Whether there was intimidation and economic duress?
The Court of Appeal recited the essential ingredients of the tort of intimidation as laid out in Berezovsky v Abramovich  EWCA Civ 153:
- A threat by the defendant to do something unlawful or illegitimate;
- The threat must be intended to coerce the claimant to take or refrain from taking some course of action;
- The threat must in fact coerce the claimant to take such action; and
- Loss or damage must be incurred by the claimant as a result.
The Court of Appeal stressed that coercion is a key element of economic duress, regardless of whether the threat is to do an unlawful or a lawful act. The Court of Appeal found that Morley had not been coerced by the Bank's threat and had instead entered into the Agreement with the Bank of his own free will. Even after the threat was made, the parties had continued to negotiate robustly (with the benefit of legal advice) and eventually reached an agreement initially proposed by Morley himself. Specifically, the Court of Appeal found it significant that Morley did not take any step to set aside the Agreement until five years later as it demonstrated Morley's affirmation of the Agreement and also negated any finding of coercion.
Whether the Bank breached any duties?
(a) Duty to provide banking services with reasonable skill and care
Morley had tried to argue that there was an implied contractual duty for the Bank to use reasonable skill and care in the provision of banking services under the Loan Agreement. However, the Court of Appeal held that such an implied duty had no part to play in the parties' relationship, explaining that the service which the Bank provided by the Loan Agreement (which was to make funds available for drawdown by Morley) and any terms which might be implied into providing those services had come to an end upon the expiry of the term of the loan.
After the loan term expired, Morley was in default and the only question was whether the Bank would forbear to enforce its security while the parties negotiated a solution or whether it would exercise its undoubted right to appoint a receiver under the mortgage. The Court of Appeal held that this relationship was governed by the express terms of the mortgage and by the equitable principles applicable to that relationship. Additionally, the Court of Appeal held that it was inappropriate to imply a contractual term into a mortgage (which, in any event, is not a contract for the supply of services), noting that this was consistent with previous decisions.
(b) Duty of a receiver
The Court of Appeal also pointed out that any receiver appointed by the Bank would have been the agent of the mortgagor (that is, Morley) and not the Bank and it would be the receivers who owed duties to Morley accordingly. Consequently, any sale of the properties would have been a decision of the receivers, conducted in accordance with the receiver's duties (owed to Morley) and such sale would not have been, in effect, a sale by the Bank to itself, but would have been a sale by the receivers acting as agent for the mortgagor.
(c) Breach of duty
The Court of Appeal added that even if there were such a duty, the Bank did not breach it. Firstly, although the Bank's dealings had failed to follow its own internal policy guidance (which emphasised the objective of supporting viable businesses), the aspirational language of such a purely internal document provided no secure foundation for any breach of duty. Secondly, the Bank did not simply act as a potential buyer of the property portfolio, rather, the Bank's objective throughout had been to recover as much as possible of the amount which it had loaned to Morley. Even if the Bank had mixed motives, that would not make a difference since it is unnecessary for the Bank to only have one motive of recovering (in whole or in part) the debt secured by the mortgage.
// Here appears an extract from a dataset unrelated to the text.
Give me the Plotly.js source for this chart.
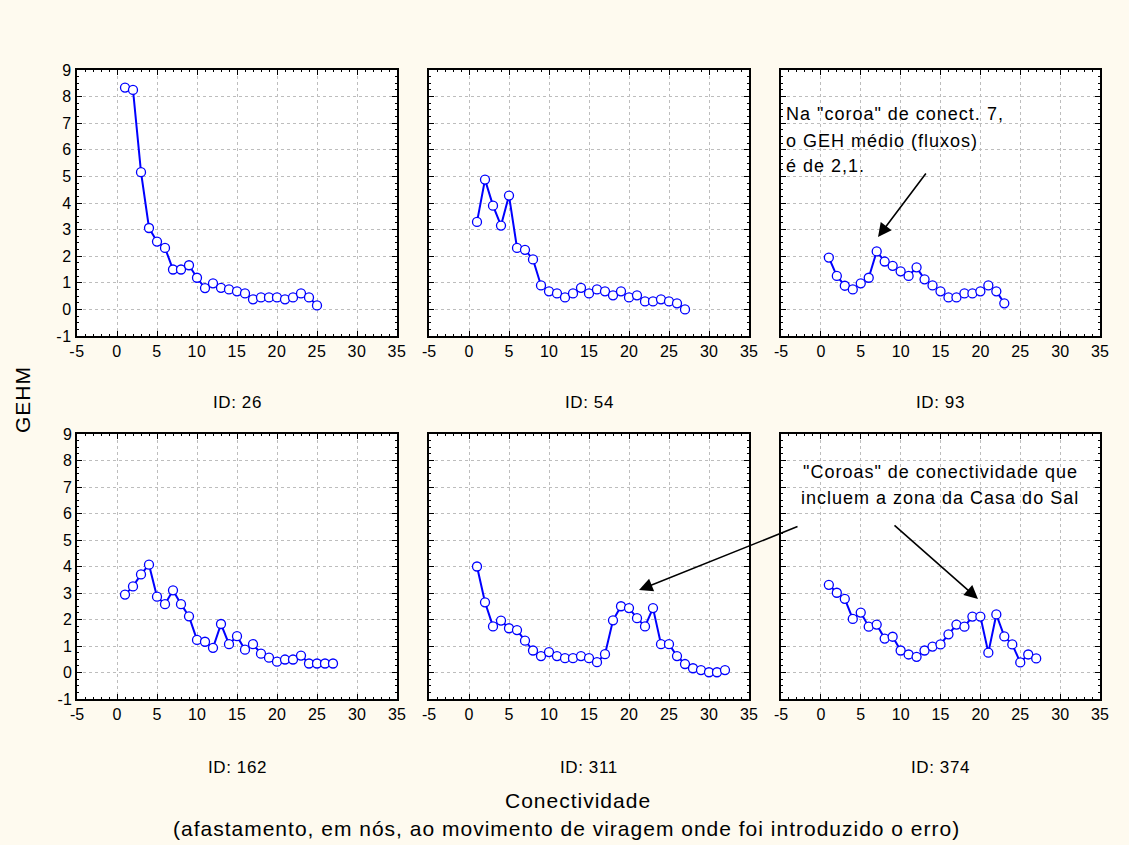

CONCLUSION AND LEARNING POINTS
This case is a welcomed decision for banks, once again confirming the limited scope of duties owed by a bank to a distressed borrower in a loan restructuring and enforcement upon a default. However, it is also a timely reminder of the risk of intimidation or economic duress when negotiating with a distressed borrower especially where the borrower is unsophisticated and unrepresented.